Did you know that snowmobiles account for less than 10% of annual revenues at Polaris?
This is a quick look at our canvassing of second opinions … and third opinions … and fourth opinions … in our quest to discover actionable stocks to study.
Polaris Industries (PII)
There it is at the top of this week’s Stocks to Study. The company is no stranger — and has been featured by Ken Kavula during our monthly Round Tables and most recently, at the StockFest 2015 stocks discussion this past weekend in Grand Blanc, Michigan.
For a great overview of this increasingly diverse company, check out Ken’s Round Table analysis from April 2013. The Polaris segment starts at 26:40
By the way, you can find Round Table sessions and specific stocks by going to YouTube.com and searching on terms like Manifest Investing and in this case: Kavula Polaris (PII).
Value Line Low Total Return (VLLTR) Forecast
The Value Line low total return forecast for any company is simply a function of four things:
- Current Price
- Future Price (Low Forecast)
- Projected Dividend Yield
- Number of Years (4)
At MANIFEST, when we publish this forecast, we correct for change in stock price and forecast period (n).
Morningstar Price-to-Fair Value (P/FV)
Determining Fair Value (Source: Morningstar.com)
This philosophy of fundamental research is the foundation for our valuation model. We believe that:
- How much capital a company invests and what it earns on that capital drive shareholder value.
- Free cash flow—not reported earnings—is what counts.
- As Warren Buffett has said, “Growth is always a component in the calculation of value—sometimes a positive, often a negative.” If a company can’t earn its cost of capital, growth destroys value instead of creating it.
- Competitive advantages disappear over time.
- It’s dangerous to assume that the future will be better than the past.
These core beliefs guide our stock analysts as they estimate future cash flow, using their in-depth knowledge of each company and its competitive position within its industry. Our analysts forecast revenue growth, profit margins, and capital investment (and all of the numbers that go into them) for each firm they cover.
Their forecasts for each company populate our discounted cash flow model, which calculates the present value of the company’s future discretionary cash flow based on its cost of capital, as determined by our analysts.
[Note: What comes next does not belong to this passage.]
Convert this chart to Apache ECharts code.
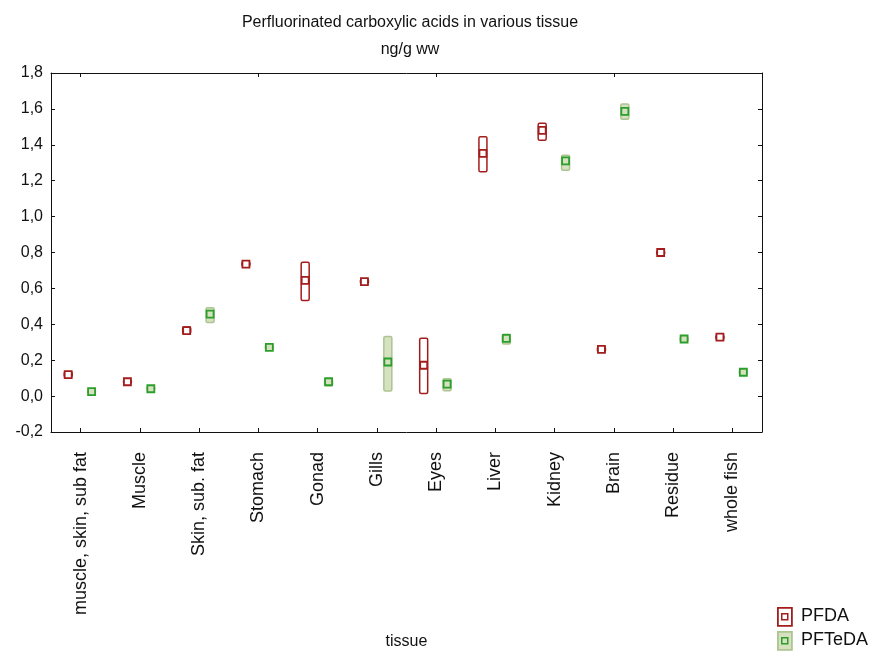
<!DOCTYPE html>
<html>
<head>
<meta charset="utf-8">
<title>Perfluorinated carboxylic acids in various tissue</title>
<script src="https://cdn.jsdelivr.net/npm/echarts@6/dist/echarts.min.js"></script>
<style>
  html, body { margin: 0; padding: 0; background: #fff; }
  #chart { width: 878px; height: 653px; }
</style>
</head>
<body>
<div id="chart"></div>
<script>
// tissue categories
const categories = ['muscle, skin, sub fat', 'Muscle', 'Skin, sub. fat', 'Stomach', 'Gonad', 'Gills',
  'Eyes', 'Liver', 'Kidney', 'Brain', 'Residue', 'whole fish']

// PFDA: mean and box range (ng/g ww)
const pfdaMean = [0.12, 0.08, 0.365, 0.735, 0.645, 0.638, 0.172, 1.352, 1.48, 0.26, 0.8, 0.328]
const pfdaLow = [0.105, 0.07, 0.347, 0.723, 0.532, 0.624, 0.015, 1.25, 1.425, 0.245, 0.789, 0.316]
const pfdaHigh = [0.135, 0.09, 0.385, 0.748, 0.745, 0.652, 0.322, 1.445, 1.52, 0.276, 0.81, 0.341]

// PFTeDA: mean and box range (ng/g ww)
const pfteMean = [0.025, 0.041, 0.457, 0.272, 0.08, 0.19, 0.067, 0.322, 1.31, 1.586, 0.318, 0.133]
const pfteLow = [0.018, 0.034, 0.41, 0.26, 0.058, 0.028, 0.03, 0.29, 1.258, 1.542, 0.307, 0.119]
const pfteHigh = [0.032, 0.049, 0.492, 0.285, 0.095, 0.332, 0.097, 0.345, 1.342, 1.627, 0.329, 0.147]

// y ticks
const yMin = -0.2
const yMax = 1.8
const yStep = 0.2

const FONT = 'Liberation Sans, Arial, sans-serif'

function toRows(low, high, mean) {
  return categories.map((c, i) => [i, low[i], high[i], mean[i]])
}

function boxRenderer(offsetFrac, st) {
  return function (params, api) {
    const cat = api.value(0)
    const lo = api.coord([cat, api.value(1)])
    const hi = api.coord([cat, api.value(2)])
    const mid = api.coord([cat, api.value(3)])
    const band = api.size([1, 0])[0]
    const cx = mid[0] + band * offsetFrac
    const bw = 8
    const ms = 7
    return {
      type: 'group',
      children: [
        {
          type: 'rect',
          shape: { x: cx - bw / 2, y: hi[1], width: bw, height: Math.max(lo[1] - hi[1], 2), r: 1.5 },
          style: { fill: st.boxFill, stroke: st.boxStroke, lineWidth: 1.5 }
        },
        {
          type: 'rect',
          shape: { x: cx - ms / 2, y: mid[1] - ms / 2, width: ms, height: ms },
          style: { fill: st.markFill, stroke: st.markStroke, lineWidth: 1.8 }
        }
      ]
    }
  }
}

const red = { boxFill: '#ffffff', boxStroke: '#a31d1d', markFill: '#ffffff', markStroke: '#a31d1d' }
const green = { boxFill: '#d5e1bf', boxStroke: '#aec493', markFill: '#d5e1bf', markStroke: '#2b9e2b' }

const axisLine = { show: true, onZero: false, lineStyle: { color: '#111', width: 1 } }
const tickIn = { show: true, inside: true, length: 4, lineStyle: { color: '#111' } }

const option = {
  animation: false,
  backgroundColor: '#fff',
  grid: { left: 51, right: 116, top: 73, bottom: 221, outerBoundsMode: 'none', containLabel: false },
  xAxis: [
    {
      type: 'category',
      data: categories,
      boundaryGap: true,
      axisLine: axisLine,
      axisTick: { show: true, inside: true, length: 4, alignWithLabel: true, lineStyle: { color: '#111' } },
      axisLabel: { rotate: 90, margin: 20, color: '#111', fontSize: 18, fontFamily: FONT, interval: 0 },
      splitLine: { show: false },
      name: 'tissue',
      nameLocation: 'middle',
      nameGap: 202,
      nameTextStyle: { color: '#111', fontSize: 16, fontFamily: FONT }
    },
    {
      type: 'category',
      data: categories,
      position: 'top',
      boundaryGap: true,
      axisLine: axisLine,
      axisTick: { show: true, inside: true, length: 4, alignWithLabel: true, lineStyle: { color: '#111' } },
      axisLabel: { show: false }
    }
  ],
  yAxis: [
    {
      type: 'value',
      min: yMin,
      max: yMax,
      interval: yStep,
      axisLine: axisLine,
      axisTick: tickIn,
      splitLine: { show: false },
      axisLabel: {
        margin: 8,
        color: '#111',
        fontSize: 16,
        fontFamily: FONT,
        formatter: v => v.toFixed(1).replace('.', ',')
      }
    },
    {
      type: 'value',
      min: yMin,
      max: yMax,
      interval: yStep,
      position: 'right',
      axisLine: axisLine,
      axisTick: tickIn,
      splitLine: { show: false },
      axisLabel: { show: false }
    }
  ],
  series: [
    {
      name: 'PFDA',
      type: 'custom',
      renderItem: boxRenderer(-0.21, red),
      encode: { x: 0, y: [1, 2, 3] },
      data: toRows(pfdaLow, pfdaHigh, pfdaMean),
      z: 3
    },
    {
      name: 'PFTeDA',
      type: 'custom',
      renderItem: boxRenderer(0.185, green),
      encode: { x: 0, y: [1, 2, 3] },
      data: toRows(pfteLow, pfteHigh, pfteMean),
      z: 3
    }
  ],
  graphic: [
    {
      type: 'text', x: 410, y: 15,
      style: { text: 'Perfluorinated carboxylic acids in various tissue', fill: '#111', font: '16px ' + FONT, textAlign: 'center' }
    },
    {
      type: 'text', x: 410, y: 42,
      style: { text: 'ng/g ww', fill: '#111', font: '16px ' + FONT, textAlign: 'center' }
    },
    // legend
    { type: 'rect', left: 777, top: 607, shape: { width: 14, height: 18 }, style: { fill: '#fff', stroke: '#a31d1d', lineWidth: 1.8 } },
    { type: 'rect', left: 781, top: 613, shape: { width: 6, height: 6 }, style: { fill: '#fff', stroke: '#a31d1d', lineWidth: 1.5 } },
    { type: 'text', left: 801, top: 607, style: { text: 'PFDA', fill: '#111', font: '18px ' + FONT } },
    { type: 'rect', left: 777, top: 631, shape: { width: 14, height: 18 }, style: { fill: '#d5e1bf', stroke: '#aec493', lineWidth: 1.8 } },
    { type: 'rect', left: 781, top: 637, shape: { width: 6, height: 6 }, style: { fill: '#d5e1bf', stroke: '#2b9e2b', lineWidth: 1.5 } },
    { type: 'text', left: 801, top: 631, style: { text: 'PFTeDA', fill: '#111', font: '18px ' + FONT } }
  ]
}

const myChart = echarts.init(document.getElementById('chart'))
myChart.setOption(option, true)
</script>
</body>
</html>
S&P Price-to-Fair Value (P/FV)
The calculation as it appears in the weekly summary is:
139.61/203 (2 days ago) = 69%
$140.41/195.40 = 71.9% (5/6/2015)
A P/FV = 100% is fairly valued. A P/FV < 100% is potentially “on sale.”
One Year Outlooks
Analyst Consensus Estimates (ACE) (via finance.yahoo.com and/or www.analystratings.net)
- Current Price = $139.65
- 1-Year Price Target = $164.06
- Dividend Yield = 1.5%
1-Year Outlook = Price Apprec. + Dividend Yield = (164.06/139.65) – 1 + 0.015 = +19.0%
There are no current one year price targets for either S&P or Goldman Sachs.